[A block of data]
# # # #
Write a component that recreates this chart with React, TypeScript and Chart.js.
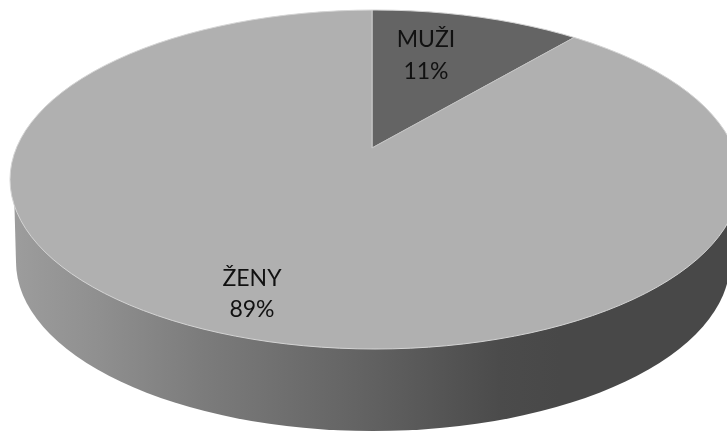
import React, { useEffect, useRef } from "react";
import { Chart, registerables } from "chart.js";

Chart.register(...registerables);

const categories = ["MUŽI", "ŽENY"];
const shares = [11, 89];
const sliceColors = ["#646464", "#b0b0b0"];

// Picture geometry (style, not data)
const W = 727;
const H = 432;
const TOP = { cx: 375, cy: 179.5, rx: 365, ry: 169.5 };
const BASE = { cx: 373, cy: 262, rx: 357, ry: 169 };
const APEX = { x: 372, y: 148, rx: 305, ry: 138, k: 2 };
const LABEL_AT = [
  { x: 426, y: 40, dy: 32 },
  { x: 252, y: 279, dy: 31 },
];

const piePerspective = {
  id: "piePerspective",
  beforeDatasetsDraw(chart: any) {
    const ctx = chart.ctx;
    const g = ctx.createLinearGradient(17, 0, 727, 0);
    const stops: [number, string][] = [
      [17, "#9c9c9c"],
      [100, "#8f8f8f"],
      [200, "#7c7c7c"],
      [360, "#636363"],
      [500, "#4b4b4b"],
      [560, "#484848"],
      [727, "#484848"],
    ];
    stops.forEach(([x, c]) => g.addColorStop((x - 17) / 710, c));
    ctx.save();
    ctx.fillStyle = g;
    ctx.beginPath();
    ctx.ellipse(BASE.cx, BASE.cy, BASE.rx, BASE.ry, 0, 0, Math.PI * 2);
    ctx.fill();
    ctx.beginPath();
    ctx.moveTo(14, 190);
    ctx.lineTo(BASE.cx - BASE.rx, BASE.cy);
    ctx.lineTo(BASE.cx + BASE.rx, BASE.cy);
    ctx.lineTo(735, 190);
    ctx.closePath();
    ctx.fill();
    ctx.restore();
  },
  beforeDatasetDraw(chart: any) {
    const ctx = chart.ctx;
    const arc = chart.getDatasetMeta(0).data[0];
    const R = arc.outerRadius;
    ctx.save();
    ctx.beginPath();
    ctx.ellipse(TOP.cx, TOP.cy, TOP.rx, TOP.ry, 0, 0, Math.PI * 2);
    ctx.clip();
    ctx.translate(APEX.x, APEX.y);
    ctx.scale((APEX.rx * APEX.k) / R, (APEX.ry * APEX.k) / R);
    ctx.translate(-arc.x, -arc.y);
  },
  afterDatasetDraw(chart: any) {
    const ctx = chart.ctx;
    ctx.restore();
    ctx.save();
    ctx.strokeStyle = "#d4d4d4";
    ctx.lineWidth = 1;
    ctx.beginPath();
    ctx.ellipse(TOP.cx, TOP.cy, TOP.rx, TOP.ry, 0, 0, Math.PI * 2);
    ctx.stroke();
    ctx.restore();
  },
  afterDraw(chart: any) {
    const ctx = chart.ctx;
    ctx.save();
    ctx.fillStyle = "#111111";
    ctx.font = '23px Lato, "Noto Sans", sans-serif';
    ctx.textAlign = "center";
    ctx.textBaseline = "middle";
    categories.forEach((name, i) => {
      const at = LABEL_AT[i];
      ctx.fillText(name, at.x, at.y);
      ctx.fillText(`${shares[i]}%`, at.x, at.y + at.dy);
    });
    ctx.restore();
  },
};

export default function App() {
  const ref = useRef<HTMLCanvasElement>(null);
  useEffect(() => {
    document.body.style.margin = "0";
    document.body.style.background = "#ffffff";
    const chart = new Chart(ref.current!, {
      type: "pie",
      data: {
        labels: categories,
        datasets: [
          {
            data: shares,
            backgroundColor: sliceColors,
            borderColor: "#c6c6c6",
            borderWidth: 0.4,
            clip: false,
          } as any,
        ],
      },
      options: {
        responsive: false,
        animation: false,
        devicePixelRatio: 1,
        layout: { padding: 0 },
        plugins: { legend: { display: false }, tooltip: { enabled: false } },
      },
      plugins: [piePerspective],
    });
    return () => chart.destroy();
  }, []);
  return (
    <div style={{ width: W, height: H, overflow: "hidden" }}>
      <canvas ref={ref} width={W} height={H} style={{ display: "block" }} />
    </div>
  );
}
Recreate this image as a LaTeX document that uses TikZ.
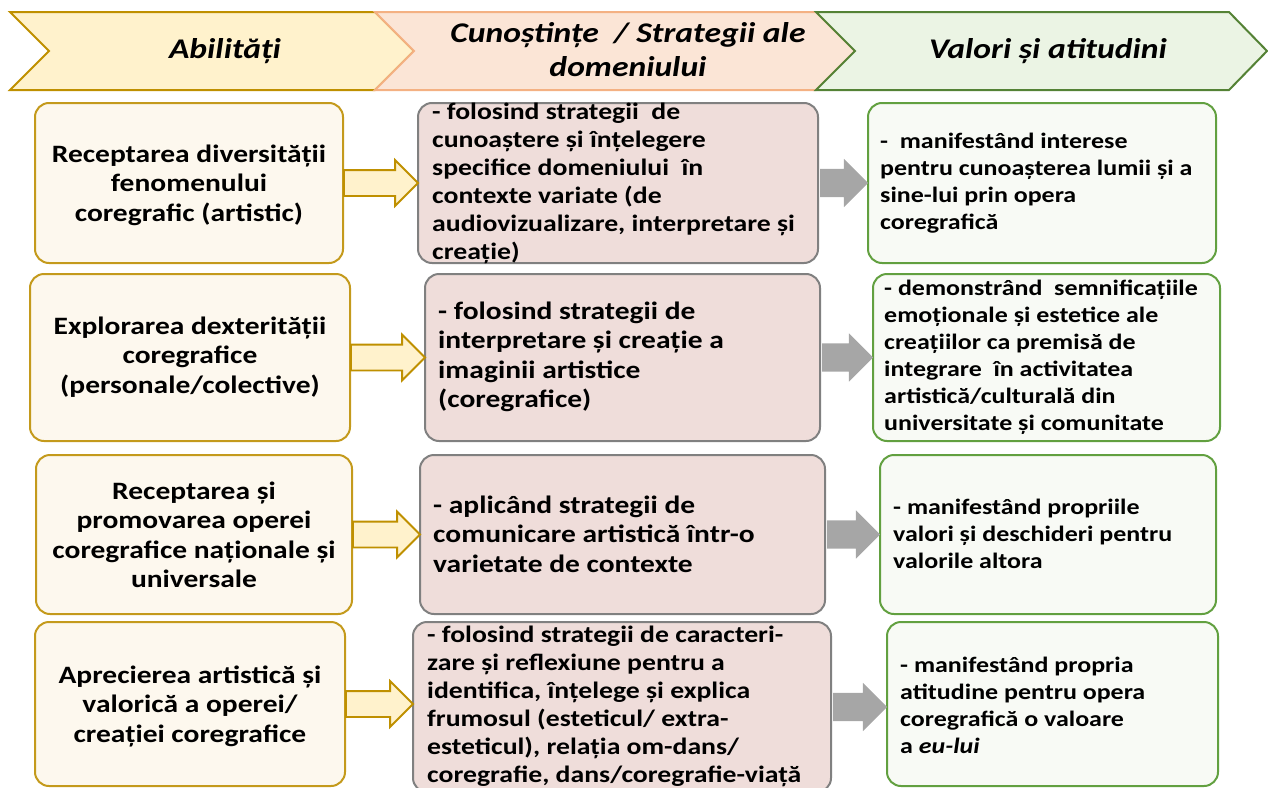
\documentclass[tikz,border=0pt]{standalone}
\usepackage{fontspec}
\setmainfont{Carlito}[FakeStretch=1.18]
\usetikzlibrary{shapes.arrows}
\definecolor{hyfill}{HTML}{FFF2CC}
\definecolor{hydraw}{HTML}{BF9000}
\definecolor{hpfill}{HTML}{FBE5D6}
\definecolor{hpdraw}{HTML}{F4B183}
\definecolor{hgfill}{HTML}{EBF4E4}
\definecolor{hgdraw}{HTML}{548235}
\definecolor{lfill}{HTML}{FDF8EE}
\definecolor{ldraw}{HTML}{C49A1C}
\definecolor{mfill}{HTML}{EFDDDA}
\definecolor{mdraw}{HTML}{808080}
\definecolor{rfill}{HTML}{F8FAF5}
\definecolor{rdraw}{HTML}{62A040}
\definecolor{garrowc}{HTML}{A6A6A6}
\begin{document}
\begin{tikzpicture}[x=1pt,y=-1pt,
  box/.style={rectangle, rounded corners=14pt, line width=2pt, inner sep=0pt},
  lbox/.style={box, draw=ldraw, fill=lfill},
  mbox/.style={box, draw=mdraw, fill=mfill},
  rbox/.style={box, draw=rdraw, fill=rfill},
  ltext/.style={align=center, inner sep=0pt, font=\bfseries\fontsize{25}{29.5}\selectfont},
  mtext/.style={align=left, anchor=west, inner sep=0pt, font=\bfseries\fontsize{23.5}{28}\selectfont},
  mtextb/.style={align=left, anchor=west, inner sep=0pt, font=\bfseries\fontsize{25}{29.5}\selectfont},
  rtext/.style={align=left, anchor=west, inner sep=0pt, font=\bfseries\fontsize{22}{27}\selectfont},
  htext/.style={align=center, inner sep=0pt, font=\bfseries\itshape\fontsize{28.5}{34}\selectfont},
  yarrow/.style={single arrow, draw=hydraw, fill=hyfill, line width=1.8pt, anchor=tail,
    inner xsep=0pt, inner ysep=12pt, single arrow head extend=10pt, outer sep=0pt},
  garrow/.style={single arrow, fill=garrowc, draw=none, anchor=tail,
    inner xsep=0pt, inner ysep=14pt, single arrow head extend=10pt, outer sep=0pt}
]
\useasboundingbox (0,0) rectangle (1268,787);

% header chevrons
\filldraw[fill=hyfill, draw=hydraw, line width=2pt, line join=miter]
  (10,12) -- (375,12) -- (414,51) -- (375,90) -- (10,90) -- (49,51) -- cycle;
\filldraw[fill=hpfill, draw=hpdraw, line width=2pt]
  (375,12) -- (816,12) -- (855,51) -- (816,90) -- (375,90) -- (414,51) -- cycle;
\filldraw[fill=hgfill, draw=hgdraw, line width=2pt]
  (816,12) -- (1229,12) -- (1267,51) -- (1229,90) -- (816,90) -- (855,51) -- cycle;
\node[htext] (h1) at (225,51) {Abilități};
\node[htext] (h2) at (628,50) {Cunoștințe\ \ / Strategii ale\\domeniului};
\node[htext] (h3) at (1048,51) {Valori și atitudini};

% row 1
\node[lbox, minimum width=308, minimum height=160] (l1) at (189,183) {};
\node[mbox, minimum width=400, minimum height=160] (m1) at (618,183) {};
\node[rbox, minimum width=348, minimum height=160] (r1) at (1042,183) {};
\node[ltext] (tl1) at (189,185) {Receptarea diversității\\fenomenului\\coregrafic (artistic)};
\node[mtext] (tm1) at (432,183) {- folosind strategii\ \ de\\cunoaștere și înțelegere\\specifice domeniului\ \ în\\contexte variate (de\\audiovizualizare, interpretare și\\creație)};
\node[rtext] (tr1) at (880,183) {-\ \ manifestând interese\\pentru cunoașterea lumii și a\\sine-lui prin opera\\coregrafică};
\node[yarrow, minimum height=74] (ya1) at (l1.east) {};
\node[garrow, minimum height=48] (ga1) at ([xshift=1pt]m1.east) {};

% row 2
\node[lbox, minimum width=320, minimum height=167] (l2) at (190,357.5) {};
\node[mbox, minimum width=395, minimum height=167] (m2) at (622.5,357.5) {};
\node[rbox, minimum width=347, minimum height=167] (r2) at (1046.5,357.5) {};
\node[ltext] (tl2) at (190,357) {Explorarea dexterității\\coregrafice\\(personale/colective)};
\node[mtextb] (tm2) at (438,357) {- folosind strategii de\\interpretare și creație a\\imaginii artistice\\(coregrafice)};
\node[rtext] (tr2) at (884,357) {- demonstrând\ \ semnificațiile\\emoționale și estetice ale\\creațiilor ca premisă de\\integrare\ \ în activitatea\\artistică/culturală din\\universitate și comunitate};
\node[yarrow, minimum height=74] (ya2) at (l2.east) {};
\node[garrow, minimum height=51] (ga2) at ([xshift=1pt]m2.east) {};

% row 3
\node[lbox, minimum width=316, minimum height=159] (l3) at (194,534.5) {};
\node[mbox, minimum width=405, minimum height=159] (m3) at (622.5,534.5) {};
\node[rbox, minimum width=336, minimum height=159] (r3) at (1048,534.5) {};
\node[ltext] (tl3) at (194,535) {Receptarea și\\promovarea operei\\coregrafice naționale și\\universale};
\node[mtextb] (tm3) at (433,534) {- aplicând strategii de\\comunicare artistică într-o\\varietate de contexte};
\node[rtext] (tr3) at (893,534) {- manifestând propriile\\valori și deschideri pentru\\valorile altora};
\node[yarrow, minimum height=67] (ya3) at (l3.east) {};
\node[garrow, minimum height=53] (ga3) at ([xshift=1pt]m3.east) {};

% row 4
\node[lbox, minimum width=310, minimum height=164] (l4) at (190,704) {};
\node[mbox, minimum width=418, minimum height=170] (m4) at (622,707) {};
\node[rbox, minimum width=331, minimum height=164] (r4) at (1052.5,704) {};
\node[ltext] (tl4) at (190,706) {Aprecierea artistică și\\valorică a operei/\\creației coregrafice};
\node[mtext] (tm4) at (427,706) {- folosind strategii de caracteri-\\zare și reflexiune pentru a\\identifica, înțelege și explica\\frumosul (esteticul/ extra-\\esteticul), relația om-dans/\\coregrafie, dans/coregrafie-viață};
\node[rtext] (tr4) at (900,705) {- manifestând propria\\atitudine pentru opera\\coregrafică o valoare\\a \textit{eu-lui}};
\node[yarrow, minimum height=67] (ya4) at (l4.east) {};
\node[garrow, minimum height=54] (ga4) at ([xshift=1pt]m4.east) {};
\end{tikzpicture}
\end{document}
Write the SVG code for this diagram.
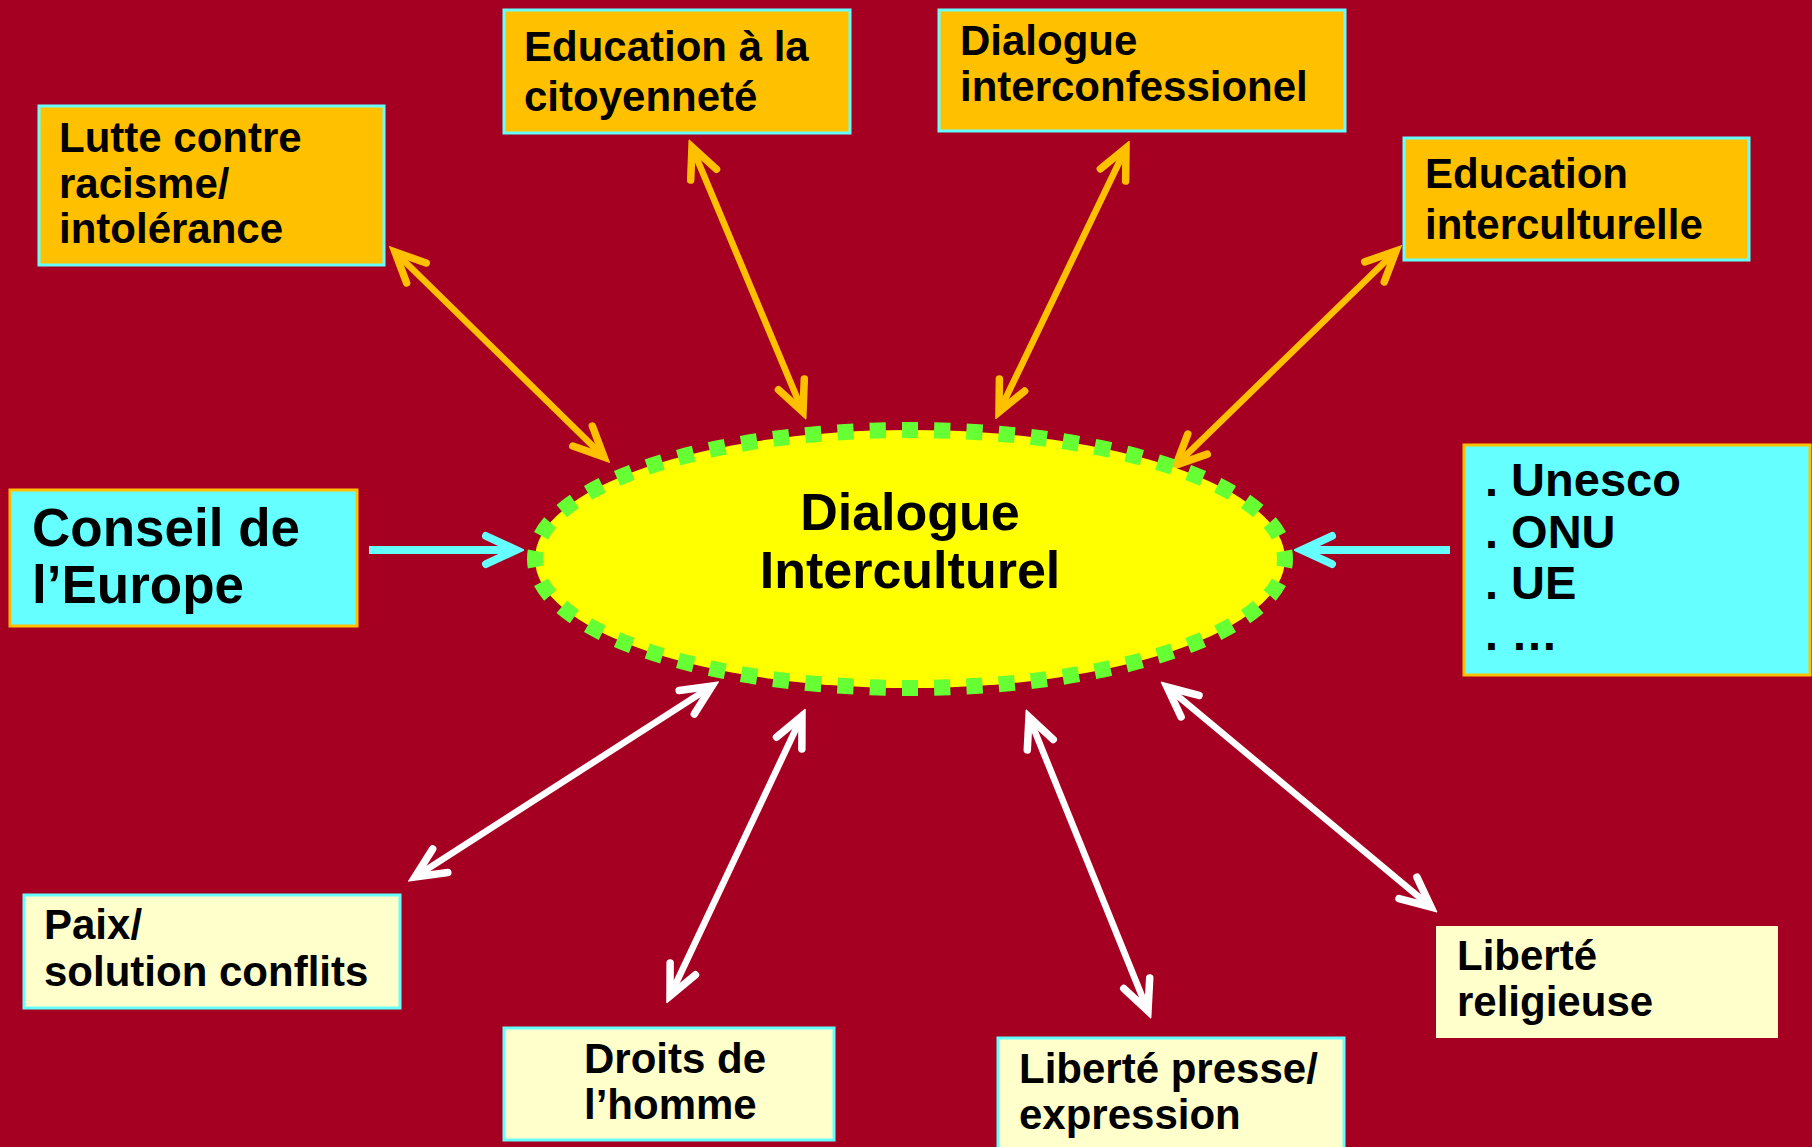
# # # #
TO BE DONE
Repeat the lines from where the entries begin to the line with "Chart.register(...registerables);", both included. Any picture is left out.

SOLVED PROBLEM
Write a component that recreates this chart with React, TypeScript and Chart.js.
import React, { useEffect, useRef } from "react";
import { Chart, registerables } from "chart.js";

Chart.register(...registerables);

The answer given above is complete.